Below are some entries. Transcribe the lines from the one holding "What React, TypeScript" to the one holding "const wallMm = ['**", inclusive, but not the pictures among them.

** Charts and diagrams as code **
■ ■ ■

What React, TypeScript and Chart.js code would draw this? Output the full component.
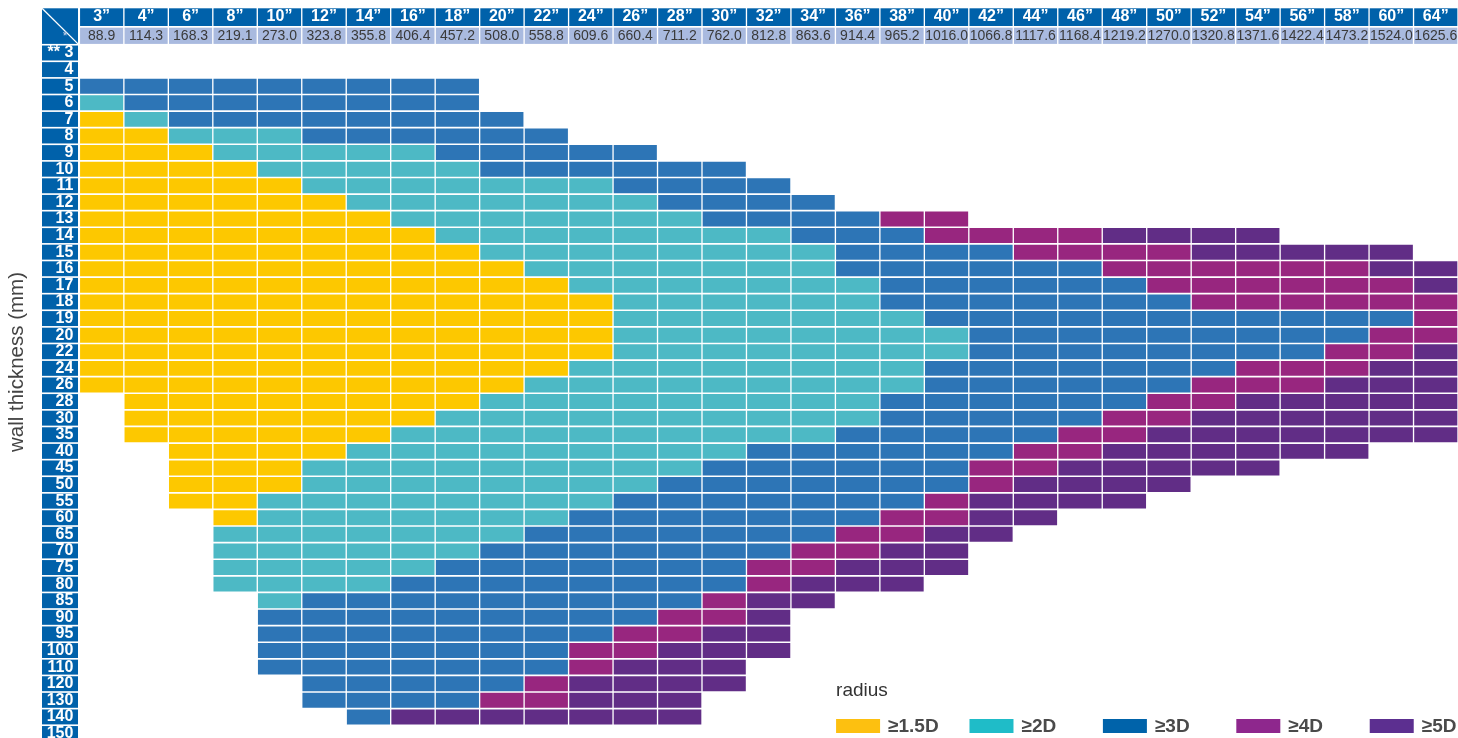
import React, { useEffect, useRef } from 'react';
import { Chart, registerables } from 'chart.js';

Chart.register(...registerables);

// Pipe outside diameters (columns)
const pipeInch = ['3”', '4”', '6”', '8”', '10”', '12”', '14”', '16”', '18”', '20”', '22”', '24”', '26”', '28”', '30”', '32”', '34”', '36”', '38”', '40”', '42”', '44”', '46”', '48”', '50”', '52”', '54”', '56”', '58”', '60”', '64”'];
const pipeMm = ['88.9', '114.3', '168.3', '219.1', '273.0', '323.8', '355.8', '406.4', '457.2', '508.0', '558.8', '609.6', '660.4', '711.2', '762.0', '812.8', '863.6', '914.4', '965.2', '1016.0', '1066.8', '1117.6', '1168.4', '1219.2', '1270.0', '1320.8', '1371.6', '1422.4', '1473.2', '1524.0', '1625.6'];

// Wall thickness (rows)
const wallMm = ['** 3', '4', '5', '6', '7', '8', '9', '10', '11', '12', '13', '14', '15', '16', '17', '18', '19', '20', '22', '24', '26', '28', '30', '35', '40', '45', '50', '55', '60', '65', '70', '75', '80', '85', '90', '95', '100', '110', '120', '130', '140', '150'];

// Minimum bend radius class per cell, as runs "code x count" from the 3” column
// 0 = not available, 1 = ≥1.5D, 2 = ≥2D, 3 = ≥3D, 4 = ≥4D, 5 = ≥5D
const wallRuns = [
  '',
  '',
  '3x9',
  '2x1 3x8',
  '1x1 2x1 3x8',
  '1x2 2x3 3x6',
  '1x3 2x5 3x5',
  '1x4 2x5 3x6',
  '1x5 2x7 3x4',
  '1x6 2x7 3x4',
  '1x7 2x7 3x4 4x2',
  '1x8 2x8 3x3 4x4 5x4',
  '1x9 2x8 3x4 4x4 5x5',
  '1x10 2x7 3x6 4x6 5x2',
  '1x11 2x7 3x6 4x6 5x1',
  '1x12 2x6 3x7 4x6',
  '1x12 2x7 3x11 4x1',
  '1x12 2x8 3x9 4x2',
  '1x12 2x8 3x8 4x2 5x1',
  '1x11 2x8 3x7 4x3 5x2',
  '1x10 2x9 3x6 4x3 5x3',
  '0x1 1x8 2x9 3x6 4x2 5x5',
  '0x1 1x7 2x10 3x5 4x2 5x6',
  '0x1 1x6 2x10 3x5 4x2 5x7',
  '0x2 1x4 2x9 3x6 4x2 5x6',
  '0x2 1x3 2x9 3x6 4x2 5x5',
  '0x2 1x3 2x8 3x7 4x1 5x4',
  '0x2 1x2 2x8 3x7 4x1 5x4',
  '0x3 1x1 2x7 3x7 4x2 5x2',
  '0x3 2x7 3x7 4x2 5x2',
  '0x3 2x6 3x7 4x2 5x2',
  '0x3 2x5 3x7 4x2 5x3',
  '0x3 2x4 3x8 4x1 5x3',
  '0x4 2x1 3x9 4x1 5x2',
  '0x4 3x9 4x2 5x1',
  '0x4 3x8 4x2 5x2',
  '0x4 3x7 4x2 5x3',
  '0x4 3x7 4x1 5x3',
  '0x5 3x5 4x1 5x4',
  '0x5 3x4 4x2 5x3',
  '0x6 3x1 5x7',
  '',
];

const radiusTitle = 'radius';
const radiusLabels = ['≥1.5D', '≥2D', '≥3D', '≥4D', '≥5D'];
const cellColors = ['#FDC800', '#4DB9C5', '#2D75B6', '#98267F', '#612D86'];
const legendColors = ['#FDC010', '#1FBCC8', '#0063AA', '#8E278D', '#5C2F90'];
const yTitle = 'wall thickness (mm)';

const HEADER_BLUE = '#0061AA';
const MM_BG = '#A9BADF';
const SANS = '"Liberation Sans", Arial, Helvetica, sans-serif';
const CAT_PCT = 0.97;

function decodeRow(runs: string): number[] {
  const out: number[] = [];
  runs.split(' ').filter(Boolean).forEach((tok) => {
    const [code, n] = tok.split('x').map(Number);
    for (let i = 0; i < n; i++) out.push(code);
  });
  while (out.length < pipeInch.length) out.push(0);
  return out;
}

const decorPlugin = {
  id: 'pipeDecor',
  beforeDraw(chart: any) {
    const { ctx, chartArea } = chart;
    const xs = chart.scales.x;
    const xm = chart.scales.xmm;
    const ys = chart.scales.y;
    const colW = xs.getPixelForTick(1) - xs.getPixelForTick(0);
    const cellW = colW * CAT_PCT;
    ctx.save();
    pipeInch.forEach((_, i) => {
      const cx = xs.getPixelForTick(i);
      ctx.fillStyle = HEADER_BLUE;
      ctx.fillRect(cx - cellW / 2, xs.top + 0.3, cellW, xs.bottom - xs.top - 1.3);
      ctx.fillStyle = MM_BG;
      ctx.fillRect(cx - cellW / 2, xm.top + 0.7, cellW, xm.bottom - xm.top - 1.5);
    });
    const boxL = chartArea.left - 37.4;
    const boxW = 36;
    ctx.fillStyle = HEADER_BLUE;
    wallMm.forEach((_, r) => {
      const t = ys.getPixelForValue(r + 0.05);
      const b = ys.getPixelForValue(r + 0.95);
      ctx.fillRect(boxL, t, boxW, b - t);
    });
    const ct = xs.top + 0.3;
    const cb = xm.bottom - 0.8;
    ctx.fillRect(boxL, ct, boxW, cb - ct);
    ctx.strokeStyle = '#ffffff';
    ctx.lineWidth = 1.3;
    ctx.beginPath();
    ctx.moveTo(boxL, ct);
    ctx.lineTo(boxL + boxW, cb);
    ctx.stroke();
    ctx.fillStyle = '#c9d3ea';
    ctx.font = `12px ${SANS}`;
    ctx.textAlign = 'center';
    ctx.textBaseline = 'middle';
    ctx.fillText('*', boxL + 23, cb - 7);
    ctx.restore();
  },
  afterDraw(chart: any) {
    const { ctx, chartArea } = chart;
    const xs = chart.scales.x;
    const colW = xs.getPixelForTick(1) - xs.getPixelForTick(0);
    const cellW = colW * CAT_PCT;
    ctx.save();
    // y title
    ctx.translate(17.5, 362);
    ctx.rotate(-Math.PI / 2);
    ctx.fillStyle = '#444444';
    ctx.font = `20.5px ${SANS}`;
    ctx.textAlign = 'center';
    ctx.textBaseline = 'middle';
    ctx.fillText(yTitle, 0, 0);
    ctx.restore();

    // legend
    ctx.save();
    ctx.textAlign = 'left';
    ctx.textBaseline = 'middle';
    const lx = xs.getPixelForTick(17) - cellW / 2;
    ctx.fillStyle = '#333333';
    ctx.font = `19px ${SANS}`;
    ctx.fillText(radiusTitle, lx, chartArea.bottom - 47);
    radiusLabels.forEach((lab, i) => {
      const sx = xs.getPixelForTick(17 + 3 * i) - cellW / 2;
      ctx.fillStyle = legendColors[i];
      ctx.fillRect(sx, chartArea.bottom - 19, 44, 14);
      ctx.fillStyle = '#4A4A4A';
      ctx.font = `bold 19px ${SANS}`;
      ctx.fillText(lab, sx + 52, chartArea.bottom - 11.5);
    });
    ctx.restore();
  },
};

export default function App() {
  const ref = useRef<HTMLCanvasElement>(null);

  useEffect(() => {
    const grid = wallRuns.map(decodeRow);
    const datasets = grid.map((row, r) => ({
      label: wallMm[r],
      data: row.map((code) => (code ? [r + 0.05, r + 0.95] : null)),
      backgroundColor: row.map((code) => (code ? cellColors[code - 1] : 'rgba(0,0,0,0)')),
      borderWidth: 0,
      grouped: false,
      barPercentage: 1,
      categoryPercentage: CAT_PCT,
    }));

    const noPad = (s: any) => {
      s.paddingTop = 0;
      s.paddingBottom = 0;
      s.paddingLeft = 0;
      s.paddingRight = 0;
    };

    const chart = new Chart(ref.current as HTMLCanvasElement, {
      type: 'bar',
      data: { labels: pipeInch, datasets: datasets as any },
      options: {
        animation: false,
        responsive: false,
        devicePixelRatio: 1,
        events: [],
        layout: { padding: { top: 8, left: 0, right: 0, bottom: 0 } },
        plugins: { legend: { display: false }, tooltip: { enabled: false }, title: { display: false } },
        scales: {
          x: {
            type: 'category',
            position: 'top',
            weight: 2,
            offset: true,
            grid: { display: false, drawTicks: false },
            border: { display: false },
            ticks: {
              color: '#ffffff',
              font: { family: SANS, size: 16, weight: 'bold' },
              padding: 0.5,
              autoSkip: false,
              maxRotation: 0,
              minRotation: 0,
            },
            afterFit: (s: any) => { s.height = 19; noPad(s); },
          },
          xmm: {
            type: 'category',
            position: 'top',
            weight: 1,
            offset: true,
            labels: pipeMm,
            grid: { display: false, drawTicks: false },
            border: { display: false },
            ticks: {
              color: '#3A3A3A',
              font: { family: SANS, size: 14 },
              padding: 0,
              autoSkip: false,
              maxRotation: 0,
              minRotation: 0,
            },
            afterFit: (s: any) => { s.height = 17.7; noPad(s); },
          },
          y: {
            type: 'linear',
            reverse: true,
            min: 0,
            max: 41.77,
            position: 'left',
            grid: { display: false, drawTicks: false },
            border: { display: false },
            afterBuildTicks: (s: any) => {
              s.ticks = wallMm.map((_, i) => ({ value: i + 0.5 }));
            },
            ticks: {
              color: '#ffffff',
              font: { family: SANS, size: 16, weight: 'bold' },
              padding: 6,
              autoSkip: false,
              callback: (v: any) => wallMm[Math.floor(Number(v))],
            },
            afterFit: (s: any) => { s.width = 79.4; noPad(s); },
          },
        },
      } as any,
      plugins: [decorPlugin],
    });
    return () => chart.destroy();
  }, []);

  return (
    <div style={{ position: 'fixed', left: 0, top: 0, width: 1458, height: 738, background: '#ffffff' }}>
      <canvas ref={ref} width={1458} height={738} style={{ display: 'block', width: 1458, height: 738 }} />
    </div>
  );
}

■ ■ ■

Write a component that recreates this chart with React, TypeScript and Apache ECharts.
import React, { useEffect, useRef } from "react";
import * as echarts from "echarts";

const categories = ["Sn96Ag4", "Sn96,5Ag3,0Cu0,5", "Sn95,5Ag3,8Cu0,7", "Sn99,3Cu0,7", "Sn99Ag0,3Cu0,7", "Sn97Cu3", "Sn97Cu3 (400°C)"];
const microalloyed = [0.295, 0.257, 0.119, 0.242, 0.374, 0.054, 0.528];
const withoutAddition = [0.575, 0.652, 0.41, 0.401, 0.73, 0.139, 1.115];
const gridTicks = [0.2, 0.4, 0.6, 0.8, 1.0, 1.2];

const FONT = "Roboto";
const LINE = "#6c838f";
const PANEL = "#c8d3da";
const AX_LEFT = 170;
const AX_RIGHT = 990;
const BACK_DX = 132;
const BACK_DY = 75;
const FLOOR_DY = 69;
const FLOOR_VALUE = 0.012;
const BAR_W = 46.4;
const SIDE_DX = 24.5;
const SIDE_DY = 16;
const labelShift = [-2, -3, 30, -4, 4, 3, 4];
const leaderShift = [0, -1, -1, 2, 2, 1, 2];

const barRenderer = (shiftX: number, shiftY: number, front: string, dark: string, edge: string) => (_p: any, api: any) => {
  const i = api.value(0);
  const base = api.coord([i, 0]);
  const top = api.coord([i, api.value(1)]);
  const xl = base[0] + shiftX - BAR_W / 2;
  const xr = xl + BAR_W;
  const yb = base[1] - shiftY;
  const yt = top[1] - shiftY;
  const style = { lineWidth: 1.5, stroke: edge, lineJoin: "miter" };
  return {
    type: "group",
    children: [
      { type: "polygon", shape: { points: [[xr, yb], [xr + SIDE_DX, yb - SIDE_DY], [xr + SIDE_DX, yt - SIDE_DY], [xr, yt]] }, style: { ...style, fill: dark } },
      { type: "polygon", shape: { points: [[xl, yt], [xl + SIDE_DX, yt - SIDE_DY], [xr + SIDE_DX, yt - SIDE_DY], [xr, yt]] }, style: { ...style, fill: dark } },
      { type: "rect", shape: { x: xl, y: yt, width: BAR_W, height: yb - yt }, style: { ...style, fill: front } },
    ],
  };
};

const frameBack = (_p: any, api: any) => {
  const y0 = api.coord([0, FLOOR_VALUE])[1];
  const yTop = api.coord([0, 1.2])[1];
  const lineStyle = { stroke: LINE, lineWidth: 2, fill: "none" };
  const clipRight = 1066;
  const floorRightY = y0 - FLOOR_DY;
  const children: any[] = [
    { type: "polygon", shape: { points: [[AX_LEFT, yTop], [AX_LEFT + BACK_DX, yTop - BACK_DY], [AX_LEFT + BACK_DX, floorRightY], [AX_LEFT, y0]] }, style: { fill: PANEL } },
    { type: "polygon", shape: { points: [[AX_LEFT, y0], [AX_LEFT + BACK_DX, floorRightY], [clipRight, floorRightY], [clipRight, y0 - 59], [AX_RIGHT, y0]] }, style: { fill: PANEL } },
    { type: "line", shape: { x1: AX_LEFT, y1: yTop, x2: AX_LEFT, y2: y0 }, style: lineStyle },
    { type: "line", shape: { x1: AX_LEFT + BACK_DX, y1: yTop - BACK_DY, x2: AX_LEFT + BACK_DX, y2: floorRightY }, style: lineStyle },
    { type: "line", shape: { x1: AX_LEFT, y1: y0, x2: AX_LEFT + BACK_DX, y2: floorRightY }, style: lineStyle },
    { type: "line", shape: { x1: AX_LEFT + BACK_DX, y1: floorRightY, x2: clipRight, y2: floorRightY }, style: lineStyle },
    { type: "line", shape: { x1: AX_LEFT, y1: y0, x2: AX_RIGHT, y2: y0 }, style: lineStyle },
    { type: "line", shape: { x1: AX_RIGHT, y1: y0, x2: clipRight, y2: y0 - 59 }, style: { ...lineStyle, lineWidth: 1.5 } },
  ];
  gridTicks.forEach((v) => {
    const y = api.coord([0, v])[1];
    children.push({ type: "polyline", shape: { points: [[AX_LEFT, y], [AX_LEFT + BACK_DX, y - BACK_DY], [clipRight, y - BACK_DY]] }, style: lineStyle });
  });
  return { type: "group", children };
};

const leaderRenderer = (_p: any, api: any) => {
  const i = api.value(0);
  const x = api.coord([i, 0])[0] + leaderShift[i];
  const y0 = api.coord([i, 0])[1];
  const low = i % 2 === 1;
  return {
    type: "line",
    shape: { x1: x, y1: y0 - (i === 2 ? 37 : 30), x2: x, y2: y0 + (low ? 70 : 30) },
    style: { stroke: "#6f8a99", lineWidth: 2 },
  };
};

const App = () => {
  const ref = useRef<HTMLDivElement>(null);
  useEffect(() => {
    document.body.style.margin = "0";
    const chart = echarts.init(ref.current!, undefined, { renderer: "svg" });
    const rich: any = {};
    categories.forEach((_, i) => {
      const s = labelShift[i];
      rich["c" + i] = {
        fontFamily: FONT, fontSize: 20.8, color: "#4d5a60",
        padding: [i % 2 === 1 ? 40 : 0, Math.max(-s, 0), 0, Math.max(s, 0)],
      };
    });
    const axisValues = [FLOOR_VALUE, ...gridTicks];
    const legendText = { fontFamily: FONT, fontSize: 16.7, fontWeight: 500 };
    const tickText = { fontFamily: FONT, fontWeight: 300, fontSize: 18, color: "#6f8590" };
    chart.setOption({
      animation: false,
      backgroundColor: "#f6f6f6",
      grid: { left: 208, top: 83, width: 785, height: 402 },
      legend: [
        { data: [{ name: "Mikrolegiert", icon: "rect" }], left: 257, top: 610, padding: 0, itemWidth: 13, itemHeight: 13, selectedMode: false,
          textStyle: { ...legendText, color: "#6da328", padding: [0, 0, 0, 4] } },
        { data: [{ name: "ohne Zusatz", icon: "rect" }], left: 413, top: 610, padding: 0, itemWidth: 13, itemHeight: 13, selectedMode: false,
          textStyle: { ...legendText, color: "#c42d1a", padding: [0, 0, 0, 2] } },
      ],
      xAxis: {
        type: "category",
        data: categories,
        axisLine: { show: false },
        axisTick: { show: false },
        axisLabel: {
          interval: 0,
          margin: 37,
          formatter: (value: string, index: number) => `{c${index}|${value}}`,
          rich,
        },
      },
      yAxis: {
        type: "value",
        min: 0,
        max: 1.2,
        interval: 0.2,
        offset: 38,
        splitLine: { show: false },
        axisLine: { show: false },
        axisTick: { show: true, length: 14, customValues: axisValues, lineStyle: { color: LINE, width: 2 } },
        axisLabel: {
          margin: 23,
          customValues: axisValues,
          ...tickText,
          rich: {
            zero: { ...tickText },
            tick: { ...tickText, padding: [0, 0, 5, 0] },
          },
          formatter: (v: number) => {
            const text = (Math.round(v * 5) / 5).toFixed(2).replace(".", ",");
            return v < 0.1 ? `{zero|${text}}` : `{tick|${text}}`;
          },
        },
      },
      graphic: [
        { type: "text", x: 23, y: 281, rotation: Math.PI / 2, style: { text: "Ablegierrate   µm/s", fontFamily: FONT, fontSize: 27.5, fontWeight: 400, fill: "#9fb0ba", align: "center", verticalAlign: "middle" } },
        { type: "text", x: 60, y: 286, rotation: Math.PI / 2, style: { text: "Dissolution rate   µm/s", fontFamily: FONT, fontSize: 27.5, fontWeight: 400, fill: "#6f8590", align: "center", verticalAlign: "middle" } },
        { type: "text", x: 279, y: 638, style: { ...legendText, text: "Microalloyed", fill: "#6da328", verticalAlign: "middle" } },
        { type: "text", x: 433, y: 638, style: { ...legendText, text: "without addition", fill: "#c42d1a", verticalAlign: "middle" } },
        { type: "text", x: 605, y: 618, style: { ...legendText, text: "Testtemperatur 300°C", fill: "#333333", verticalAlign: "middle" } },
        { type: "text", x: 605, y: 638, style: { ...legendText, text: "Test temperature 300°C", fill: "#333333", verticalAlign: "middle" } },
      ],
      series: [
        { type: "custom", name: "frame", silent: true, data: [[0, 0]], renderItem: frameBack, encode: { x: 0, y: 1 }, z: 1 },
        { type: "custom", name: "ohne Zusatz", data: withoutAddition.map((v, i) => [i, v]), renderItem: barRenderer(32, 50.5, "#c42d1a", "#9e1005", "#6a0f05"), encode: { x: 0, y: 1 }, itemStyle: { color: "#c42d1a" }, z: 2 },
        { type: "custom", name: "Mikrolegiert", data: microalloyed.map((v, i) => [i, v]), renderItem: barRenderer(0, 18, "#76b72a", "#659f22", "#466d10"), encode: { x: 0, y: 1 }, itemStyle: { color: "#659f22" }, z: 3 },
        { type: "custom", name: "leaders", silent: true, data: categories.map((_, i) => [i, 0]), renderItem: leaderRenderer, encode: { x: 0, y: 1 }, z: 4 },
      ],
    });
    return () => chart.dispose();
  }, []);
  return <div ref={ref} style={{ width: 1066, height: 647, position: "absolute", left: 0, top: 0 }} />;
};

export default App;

■ ■ ■

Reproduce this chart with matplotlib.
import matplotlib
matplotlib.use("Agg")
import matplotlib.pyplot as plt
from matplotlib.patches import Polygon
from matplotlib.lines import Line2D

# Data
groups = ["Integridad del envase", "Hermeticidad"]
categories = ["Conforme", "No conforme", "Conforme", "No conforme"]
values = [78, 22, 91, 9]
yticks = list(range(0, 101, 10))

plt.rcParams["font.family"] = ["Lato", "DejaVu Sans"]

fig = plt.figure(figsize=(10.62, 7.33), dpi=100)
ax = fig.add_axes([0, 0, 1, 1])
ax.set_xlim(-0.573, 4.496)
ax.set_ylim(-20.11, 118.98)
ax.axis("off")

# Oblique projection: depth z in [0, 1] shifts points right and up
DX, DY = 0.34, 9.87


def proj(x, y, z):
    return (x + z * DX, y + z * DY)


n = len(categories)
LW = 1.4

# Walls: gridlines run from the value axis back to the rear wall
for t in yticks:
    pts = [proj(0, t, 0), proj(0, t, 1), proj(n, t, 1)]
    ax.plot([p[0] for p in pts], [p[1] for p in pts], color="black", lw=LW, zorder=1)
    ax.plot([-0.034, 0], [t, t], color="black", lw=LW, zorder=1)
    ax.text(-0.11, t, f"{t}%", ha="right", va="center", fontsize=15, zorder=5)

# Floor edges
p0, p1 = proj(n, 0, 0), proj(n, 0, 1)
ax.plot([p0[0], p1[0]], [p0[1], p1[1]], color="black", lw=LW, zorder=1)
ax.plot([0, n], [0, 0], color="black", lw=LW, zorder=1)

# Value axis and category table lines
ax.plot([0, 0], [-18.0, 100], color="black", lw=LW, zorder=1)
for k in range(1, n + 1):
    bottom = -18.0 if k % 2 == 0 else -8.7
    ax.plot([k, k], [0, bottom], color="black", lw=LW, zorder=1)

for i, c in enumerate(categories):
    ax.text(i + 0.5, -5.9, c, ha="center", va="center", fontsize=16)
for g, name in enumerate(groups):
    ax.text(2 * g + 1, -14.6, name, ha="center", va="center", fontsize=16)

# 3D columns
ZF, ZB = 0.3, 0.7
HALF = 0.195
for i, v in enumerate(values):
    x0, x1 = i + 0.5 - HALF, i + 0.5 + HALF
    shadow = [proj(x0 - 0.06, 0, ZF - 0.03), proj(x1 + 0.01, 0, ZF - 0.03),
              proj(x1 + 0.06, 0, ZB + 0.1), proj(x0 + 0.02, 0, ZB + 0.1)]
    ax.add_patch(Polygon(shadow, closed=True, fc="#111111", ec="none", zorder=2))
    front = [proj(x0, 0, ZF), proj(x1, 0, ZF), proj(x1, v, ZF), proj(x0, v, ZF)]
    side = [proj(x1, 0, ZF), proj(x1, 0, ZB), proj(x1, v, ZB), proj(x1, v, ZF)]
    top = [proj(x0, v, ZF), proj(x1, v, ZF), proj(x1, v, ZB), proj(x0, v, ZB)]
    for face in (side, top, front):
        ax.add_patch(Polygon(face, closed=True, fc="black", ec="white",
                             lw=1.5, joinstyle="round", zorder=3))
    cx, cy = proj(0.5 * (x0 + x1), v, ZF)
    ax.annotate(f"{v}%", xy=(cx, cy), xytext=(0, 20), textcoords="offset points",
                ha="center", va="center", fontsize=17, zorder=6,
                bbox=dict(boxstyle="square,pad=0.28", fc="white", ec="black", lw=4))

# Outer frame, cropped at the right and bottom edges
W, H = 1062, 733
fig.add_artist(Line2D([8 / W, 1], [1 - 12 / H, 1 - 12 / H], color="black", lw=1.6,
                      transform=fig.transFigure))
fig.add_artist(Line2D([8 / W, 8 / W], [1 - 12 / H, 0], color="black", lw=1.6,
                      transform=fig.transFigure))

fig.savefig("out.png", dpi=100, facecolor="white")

■ ■ ■

** TASK RESULT **
What React, TypeScript and Chart.js code would draw this? Output the full component.
import React, { useEffect, useRef } from 'react';
import { Chart, registerables } from 'chart.js';

Chart.register(...registerables);

// Pipe outside diameters (columns)
const pipeInch = ['3”', '4”', '6”', '8”', '10”', '12”', '14”', '16”', '18”', '20”', '22”', '24”', '26”', '28”', '30”', '32”', '34”', '36”', '38”', '40”', '42”', '44”', '46”', '48”', '50”', '52”', '54”', '56”', '58”', '60”', '64”'];
const pipeMm = ['88.9', '114.3', '168.3', '219.1', '273.0', '323.8', '355.8', '406.4', '457.2', '508.0', '558.8', '609.6', '660.4', '711.2', '762.0', '812.8', '863.6', '914.4', '965.2', '1016.0', '1066.8', '1117.6', '1168.4', '1219.2', '1270.0', '1320.8', '1371.6', '1422.4', '1473.2', '1524.0', '1625.6'];

// Wall thickness (rows)
const wallMm = ['** 3', '4', '5', '6', '7', '8', '9', '10', '11', '12', '13', '14', '15', '16', '17', '18', '19', '20', '22', '24', '26', '28', '30', '35', '40', '45', '50', '55', '60', '65', '70', '75', '80', '85', '90', '95', '100', '110', '120', '130', '140', '150'];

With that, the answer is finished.